Feast Day of Fools - James Lee Burke [101]
If there was a way, Sheriff Holland would find him, he told himself. He had given the sheriff his location. It was only a matter of time before the sheriff found the bar and forced the bartender to tell him where R.C. had been taken. All R.C. had to do was hold on, to breathe in and out, to not let go of the fairgrounds and the best day of his life. The soul could go where it wanted, he told himself. It existed, didn’t it? If it could fly from you at death, why couldn’t it leave you while you were alive? He didn’t have to abide the condition he had found himself in. Or at least he didn’t have to cooperate with it.
When he swallowed, his saliva was bilious, and his eyes watered at the fate that had been imposed on him. In his impotence and rage and fear, he cursed himself for his self-pity.
He heard a shovel sink deep into the dirt and felt it graze his side, not unlike the tip of a Roman spear teasing the rib cage of an impaled man.
A moment later, the hands of two men began scraping the dirt away from his face and shoulders and arms and sides, lifting his head free, slipping the mask from his face, allowing him to breathe air that was as clean and pure as bottled oxygen. He could see the silhouette of a third man against the moon, a holstered thumb-buster revolver on his hip, his fingernails like the claws on an animal. He wore a sun-bleached panama hat that was grimed with finger smears on the front brim.

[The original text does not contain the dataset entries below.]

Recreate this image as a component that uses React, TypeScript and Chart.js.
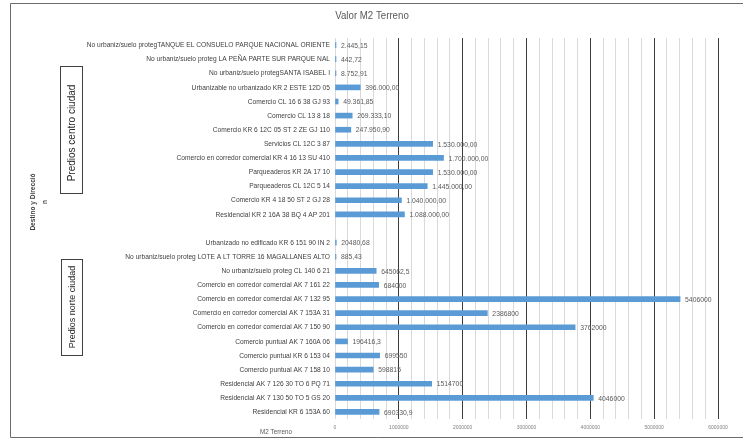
import React, { useEffect, useRef } from "react";
import { Chart, registerables } from "chart.js";
Chart.register(...registerables);

const chartTitle = "Valor M2 Terreno";
const yTitleLines = ["Destino y Direcció", "n"];
const xTitle = "M2 Terreno";
const groupLabels = ["Predios centro ciudad", "Predios norte ciudad"];

const categories = [
  "No urbaniz/suelo protegTANQUE EL CONSUELO PARQUE NACIONAL ORIENTE",
  "No urbaniz/suelo proteg LA PEÑA PARTE SUR PARQUE NAL",
  "No urbaniz/suelo protegSANTA ISABEL I",
  "Urbanizable no urbanizado KR 2 ESTE 12D 05",
  "Comercio CL 16 6 38 GJ 93",
  "Comercio CL 13 8 18",
  "Comercio KR 6 12C 05 ST 2 ZE GJ 110",
  "Servicios CL 12C 3 87",
  "Comercio en corredor comercial KR 4 16 13 SU 410",
  "Parqueaderos KR 2A 17 10",
  "Parqueaderos CL 12C 5 14",
  "Comercio KR 4 18 50 ST 2 GJ 28",
  "Residencial KR 2 16A 38 BQ 4 AP 201",
  "",
  "Urbanizado no edificado KR 6 151 90 IN 2",
  "No urbaniz/suelo proteg LOTE A LT TORRE 16 MAGALLANES ALTO",
  "No urbaniz/suelo proteg CL 140 6 21",
  "Comercio en corredor comercial AK 7 161 22",
  "Comercio en corredor comercial AK 7 132 95",
  "Comercio en corredor comercial AK 7 153A 31",
  "Comercio en corredor comercial AK 7 150 90",
  "Comercio puntual AK 7 160A 06",
  "Comercio puntual KR 6 153 04",
  "Comercio puntual AK 7 158 10",
  "Residencial AK 7 126 30 TO 6 PQ 71",
  "Residencial AK 7 130 50 TO 5 GS 20",
  "Residencial KR 6 153A 60",
];

const values = [
  2445.15, 442.72, 8752.91, 396000, 49361.85, 269333.1, 247950.9,
  1530000, 1700000, 1530000, 1445000, 1040000, 1088000,
  null,
  20480.68, 885.43, 645062.5, 684000, 5406000, 2386800, 3762000,
  196416.3, 699550, 598815, 1514700, 4046000, 690330.9,
];

const valueLabels = [
  "2.445,15", "442,72", "8.752,91", "396.000,00", "49.361,85", "269.333,10", "247.950,90",
  "1.530.000,00", "1.700.000,00", "1.530.000,00", "1.445.000,00", "1.040.000,00", "1.088.000,00",
  "",
  "20480,68", "885,43", "645062,5", "684000", "5406000", "2386800", "3762000",
  "196416,3", "699550", "598815", "1514700", "4046000", "690330,9",
];

const xMin = 0;
const xMax = 6000000;
const xMinorStep = 200000;
const xMajorStep = 1000000;

const FONT = "'Liberation Sans', Arial, sans-serif";

function txt(ctx: any, s: string, x: number, y: number, align: string, sx: number) {
  ctx.save();
  ctx.translate(x, y);
  ctx.scale(sx, 1);
  ctx.textAlign = align;
  ctx.fillText(s, 0, 0);
  ctx.restore();
}

const decor = {
  id: "decor",
  beforeDraw(chart: any) {
    const ctx = chart.ctx;
    ctx.save();
    ctx.fillStyle = "#ffffff";
    ctx.fillRect(0, 0, chart.width, chart.height);
    ctx.strokeStyle = "#6b6b6b";
    ctx.lineWidth = 1;
    ctx.beginPath();
    ctx.moveTo(chart.width + 2, 3.5);
    ctx.lineTo(10.5, 3.5);
    ctx.lineTo(10.5, 437.5);
    ctx.lineTo(chart.width + 2, 437.5);
    ctx.stroke();
    ctx.restore();
  },
  afterDraw(chart: any) {
    const ctx = chart.ctx;
    ctx.save();
    ctx.textBaseline = "middle";
    // title
    ctx.fillStyle = "#595959";
    ctx.font = `11px ${FONT}`;
    txt(ctx, chartTitle, 372, 16, "center", 0.88);
    // x title
    ctx.font = `7px ${FONT}`;
    txt(ctx, xTitle, 276, 432, "center", 0.9);
    // y title
    ctx.fillStyle = "#404040";
    ctx.font = `bold 8px ${FONT}`;
    ctx.save();
    ctx.translate(33, 202);
    ctx.rotate(-Math.PI / 2);
    txt(ctx, yTitleLines[0], 0, 0, "center", 0.82);
    txt(ctx, yTitleLines[1], 0, 12, "center", 0.82);
    ctx.restore();
    // group boxes
    const boxes = [
      { x: 60.5, y: 66.5, w: 22, h: 127, t: groupLabels[0], f: 10, c: 133 },
      { x: 61.5, y: 259.5, w: 21, h: 96, t: groupLabels[1], f: 9, c: 307 },
    ];
    for (const b of boxes) {
      ctx.strokeStyle = "#404040";
      ctx.lineWidth = 1;
      ctx.strokeRect(b.x, b.y, b.w, b.h);
      ctx.save();
      ctx.font = `${b.f}px ${FONT}`;
      ctx.translate(b.x + b.w / 2 + 0.5, b.c);
      ctx.rotate(-Math.PI / 2);
      ctx.fillStyle = "#262626";
      ctx.textAlign = "center";
      ctx.fillText(b.t, 0, 0);
      ctx.restore();
    }
    // category labels
    const yScale = chart.scales.y;
    ctx.fillStyle = "#404040";
    ctx.font = `8px ${FONT}`;
    categories.forEach((c, i) => {
      if (!c) return;
      txt(ctx, c, chart.chartArea.left - 5, yScale.getPixelForValue(i), "right", 0.83);
    });
    // data labels
    const meta = chart.getDatasetMeta(0);
    ctx.fillStyle = "#595959";
    ctx.font = `8px ${FONT}`;
    meta.data.forEach((bar: any, i: number) => {
      const lbl = valueLabels[i];
      if (!lbl || values[i] == null) return;
      txt(ctx, lbl, bar.x + 5, bar.y + 0.5, "left", 0.85);
    });
    ctx.restore();
  },
};

export default function App() {
  const ref = useRef<HTMLCanvasElement>(null);
  useEffect(() => {
    document.body.style.margin = "0";
    const chart = new Chart(ref.current as HTMLCanvasElement, {
      type: "bar",
      data: {
        labels: categories,
        datasets: [
          {
            data: values as any,
            backgroundColor: "#5B9BD5",
            barThickness: 5,
            minBarLength: 1,
          },
        ],
      },
      options: {
        indexAxis: "y",
        responsive: false,
        animation: false,
        layout: { padding: { top: 38, right: 25, bottom: 0, left: 0 } },
        plugins: { legend: { display: false }, tooltip: { enabled: false }, title: { display: false } },
        scales: {
          x: {
            type: "linear",
            min: xMin,
            max: xMax,
            afterFit: (s: any) => { s.height = 21; },
            border: { display: false },
            grid: {
              drawTicks: false,
              color: (c: any) => {
                const v = c.tick ? c.tick.value : 0;
                return v !== 0 && v % xMajorStep === 0 ? "#3c3c3c" : "#d9d9d9";
              },
              lineWidth: 1,
            },
            ticks: {
              stepSize: xMinorStep,
              autoSkip: false,
              maxRotation: 0,
              padding: 6,
              color: "#7f7f7f",
              font: { family: FONT, size: 5 },
              callback: (v: any) => (Number(v) % xMajorStep === 0 ? String(v) : ""),
            },
          },
          y: {
            afterFit: (s: any) => { s.width = 335; },
            border: { display: false },
            grid: { display: false },
            ticks: { display: false, autoSkip: false },
          },
        },
      },
      plugins: [decor],
    });
    return () => chart.destroy();
  }, []);
  return (
    <div style={{ position: "absolute", left: 0, top: 0, width: 743, height: 440 }}>
      <canvas ref={ref} width={743} height={440} style={{ display: "block" }} />
    </div>
  );
}
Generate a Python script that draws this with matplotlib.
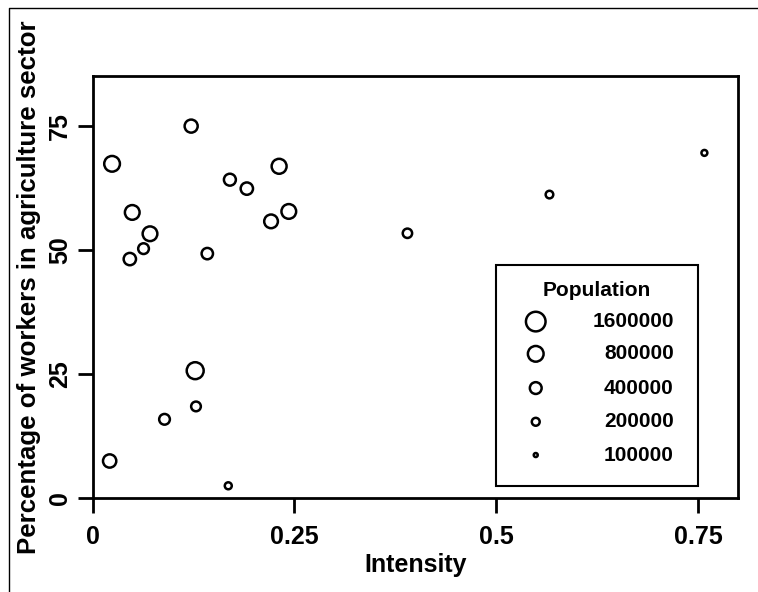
import numpy as np
import matplotlib.pyplot as plt
from matplotlib.lines import Line2D
from matplotlib.patches import Rectangle

plt.rcParams['font.family'] = ['Liberation Sans', 'DejaVu Sans']
plt.rcParams['font.weight'] = 'bold'

# values
intensity = [0.122, 0.024, 0.049, 0.071, 0.063, 0.046, 0.142, 0.231, 0.170, 0.191,
             0.243, 0.221, 0.127, 0.128, 0.089, 0.021, 0.168, 0.758, 0.566, 0.390]
agri_pct = [74.9, 67.3, 57.5, 53.2, 50.2, 48.1, 49.2, 66.8, 64.1, 62.3,
            57.7, 55.7, 25.6, 18.4, 15.8, 7.4, 2.4, 69.5, 61.1, 53.3]
population = [500000, 800000, 670000, 670000, 330000, 440000, 370000, 700000, 410000, 440000,
              670000, 560000, 1000000, 275000, 330000, 520000, 170000, 140000, 190000, 260000]

legend_pop = [1600000, 800000, 400000, 200000, 100000]
legend_y = [35.5, 29.0, 22.1, 15.3, 8.6]

xticks = [0, 0.25, 0.5, 0.75]
xticklabels = ['0', '0.25', '0.5', '0.75']
yticks = [0, 25, 50, 75]


def msize(pop):
    # marker diameter in px grows with log of population
    d = 4 + 3.9 * np.log2(np.asarray(pop) / 1e5)
    return (d * 0.72) ** 2


fig = plt.figure(figsize=(7.58, 5.92), dpi=100)
ax = fig.add_axes([92.7 / 758, 1 - 497.7 / 592, 645.6 / 758, 421.7 / 592])

ax.scatter(intensity, agri_pct, s=msize(population), facecolors='none',
           edgecolors='black', linewidths=1.8, zorder=3)

ax.set_xlim(0, 0.8)
ax.set_ylim(0, 85)
ax.set_xticks(xticks)
ax.set_xticklabels(xticklabels)
ax.set_yticks(yticks)
for s in ax.spines.values():
    s.set_linewidth(2)
ax.tick_params(direction='out', length=11, width=2, labelsize=18)
ax.tick_params(axis='x', pad=9)
ax.tick_params(axis='y', pad=4, labelrotation=90)
for lab in ax.get_yticklabels():
    lab.set_va('center')

ax.set_xlabel('Intensity', fontsize=18, fontweight='bold', va='center')
ax.xaxis.set_label_coords(0.5, -(565 - 497.7) / 421.7)
ax.set_ylabel('Percentage of workers in agriculture sector', fontsize=18.6,
              fontweight='bold', va='center')
ax.yaxis.set_label_coords((29 - 92.7) / 645.6, 0.5)

# legend box
ax.add_patch(Rectangle((0.5, 2.36), 0.25, 46.95 - 2.36, fill=False,
                       edgecolor='black', linewidth=1.5, zorder=4))
ax.text(0.624, 41.7, 'Population', ha='center', va='center', fontsize=15,
        fontweight='bold')
ax.scatter([0.549] * len(legend_pop), legend_y, s=msize(legend_pop),
           facecolors='none', edgecolors='black', linewidths=1.8, zorder=5)
for p, yy in zip(legend_pop, legend_y):
    ax.text(0.72, yy, str(p), ha='right', va='center', fontsize=15,
            fontweight='bold')

# outer frame (only top and left visible)
fig.add_artist(Line2D([9 / 758, 9 / 758, 1], [0, 1 - 8 / 592, 1 - 8 / 592],
                      transform=fig.transFigure, color='black', linewidth=1))

fig.savefig('out.png', dpi=100)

“Who are you?” R.C. said, unsure if he should have even asked the question, his face cold with sweat.
CHAPTER FOURTEEN
HACKBERRY LOOKED THROUGH the front windshield at the long, flat, sunbaked rawness of the land and at the purple haze that seemed to rise from the creosote brush and the greasewood and the patches of alkali along streambeds that were hardly more than sand. In the distance, he could see hills in the moonlight and stovepipe cactus in the yard of an adobe house whose roof had collapsed. He looked through his binoculars at the hills and at the house and thought he could see a dirt road behind it that switchbacked up the side of the hill, but he couldn’t be sure.
The bartender with the swastika tattooed on his scalp had given him and Pam Tibbs directions to the place where he believed Negrito was taking the young Texas lawman. When Hackberry had asked whether he was sure, the bartender had replied, staring at the broken pool cue Hackberry had almost stuffed down his throat, “It’s where Negrito always disposes of people he has no more use for. It’s the underground prison he likes to stand on top of. Maybe he comes back for them. Maybe that’s where you will end up seriously jodido, that’s what I hope.”
Hackberry’s cell phone vibrated on the Jeep’s dashboard. He picked it up and put it to his ear. “Sheriff Holland,” he said.
“It’s Maydeen. Did you find R.C.?”
“Not yet.”
“Let me try to get you some backup.”
“There’s nobody down here I trust.”
“Hack, I called because I’m at the hospital. Anton Ling says she saw the guy she put a screwdriver in. He and another guy were in the hallway right outside her room.”
“How did she know it was the guy she hurt? He was wearing a mask when she put the screwdriver in his face.”
“She said she recognized the guy with him. She said she was mixed up in an intelligence operation of some kind years ago, and this guy was part of it. Felix and I are in her room now. She wants to talk with you.”
“Put her on.”
Hackberry heard Maydeen speaking to Anton Ling, then Maydeen got back on the cell. “She wants us to leave the room. When y’all get finished, I’ll come back in. Felix will stay here the rest of the night.”
“Tell Anton Ling that anything she wants to tell me, she can say in front of you.”